Casey's opened store No. 2,000 on Nov. 30. The milestone store is located in Russellville, Ky.

In addition, the Ankeny-based retailer opened its second distribution center — in Terre Haute, Ind. — in 2016, opening the door for expansion into new territories. In Casey's first-quarter fiscal year 2018 earnings call on Sept. 6, Chief Financial Officer Bill Walljasper raised the possibility of a third distribution center, as CSNews Onlinepreviously reported.

"Now to look forward, with our growth plans in the next several years, we’re starting initial conversations about a third distribution center," Walljasper said during the call, noting the second distribution center became accretive after roughly nine to 10 months and continues to gain traction.

CSNews reached out to Walljasper for comment on Wednesday's letter.

Based on recent industry transaction multiples, the letter states Casey's shares could be worth from $150 to greater than $170 per share to a potential acquirer. 

"The gap between Casey's current share price and its strategic value is significant.

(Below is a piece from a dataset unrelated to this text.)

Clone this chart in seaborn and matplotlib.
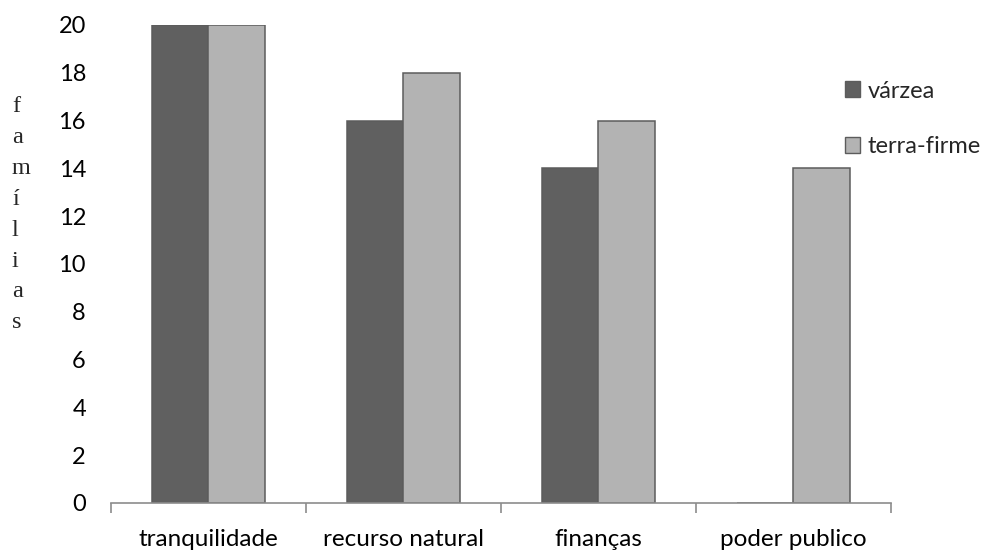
import matplotlib
matplotlib.use("Agg")
import matplotlib.pyplot as plt
import seaborn as sns
import pandas as pd
from matplotlib.patches import Patch

categories = ["tranquilidade", "recurso natural", "finanças", "poder publico"]
series_names = ["várzea", "terra-firme"]
varzea = [20, 16, 14, 0]
terra_firme = [20, 18, 16, 14]
y_ticks = [0, 2, 4, 6, 8, 10, 12, 14, 16, 18, 20]
y_title = "famílias"

df = pd.DataFrame({
    "categoria": categories * 2,
    "grupo": [series_names[0]] * len(categories) + [series_names[1]] * len(categories),
    "familias": varzea + terra_firme,
})

sns.set_theme(style="white")
plt.rcParams["font.family"] = ["Lato", "DejaVu Sans"]

colors = {"várzea": "#606060", "terra-firme": "#b3b3b3"}
edge = "#5c5c5c"
axis_gray = "#8c8c8c"
fs = 17

W, H = 988, 550
fig = plt.figure(figsize=(W / 100, H / 100), dpi=100)
ax = fig.add_axes([0.1123, 0.0855, 0.7895, 0.8691])

sns.barplot(data=df, x="categoria", y="familias", hue="grupo",
            hue_order=series_names, order=categories, palette=colors,
            width=0.575, edgecolor=edge, linewidth=1.1, ax=ax, legend=False)

ax.set_ylim(0, 20)
ax.set_xlim(-0.5, len(categories) - 0.5)
ax.set_yticks(y_ticks)
ax.set_yticklabels([str(t) for t in y_ticks], fontsize=fs, color="#000000")
ax.tick_params(axis="y", length=0, pad=18)

ax.set_xticks(range(len(categories)))
ax.set_xticklabels(categories, fontsize=17.5, color="#000000")
ax.set_xticks([i - 0.5 for i in range(len(categories) + 1)], minor=True)
ax.tick_params(axis="x", which="major", length=0, pad=18.5)
ax.tick_params(axis="x", which="minor", length=7, width=1.2, color=axis_gray,
               direction="out", bottom=True)
ax.set_xlabel("")
ax.set_ylabel("")

for side in ["top", "right", "left"]:
    ax.spines[side].set_visible(False)
ax.spines["bottom"].set_color(axis_gray)
ax.spines["bottom"].set_linewidth(1.2)
ax.grid(False)

handles = [Patch(facecolor=colors[n], edgecolor=edge, label=n) for n in series_names]
fig.legend(handles=handles, loc="center left", bbox_to_anchor=(0.855, 0.784),
           frameon=False, fontsize=fs, handlelength=0.66, handleheight=0.66,
           handletextpad=0.3, labelspacing=1.45, borderaxespad=0, borderpad=0)

# vertical title: one letter per line, stacked down the left margin
first_baseline, step = 112, 30.9
for i, ch in enumerate(y_title):
    fig.text(12 / W, 1 - (first_baseline + i * step) / H, ch,
             family=["Liberation Serif", "DejaVu Serif"], fontsize=17.5,
             ha="left", va="baseline")

fig.savefig("out.png", dpi=100)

We do not believe that waiting for an increase in share price in the face of significant declining EBITDA is the prudent path to take considering that we believe that Casey's could potentially realize $150 to greater than $170 in a sale today," the shareholders wrote.

"We believe that Casey's board should immediately engage a financial advisor to explore all strategic alternatives, including a potential sale, merger or similar transaction in order to maximize shareholder value. We encourage you, our fellow shareholders, to let the board know that you feel the same way," they added.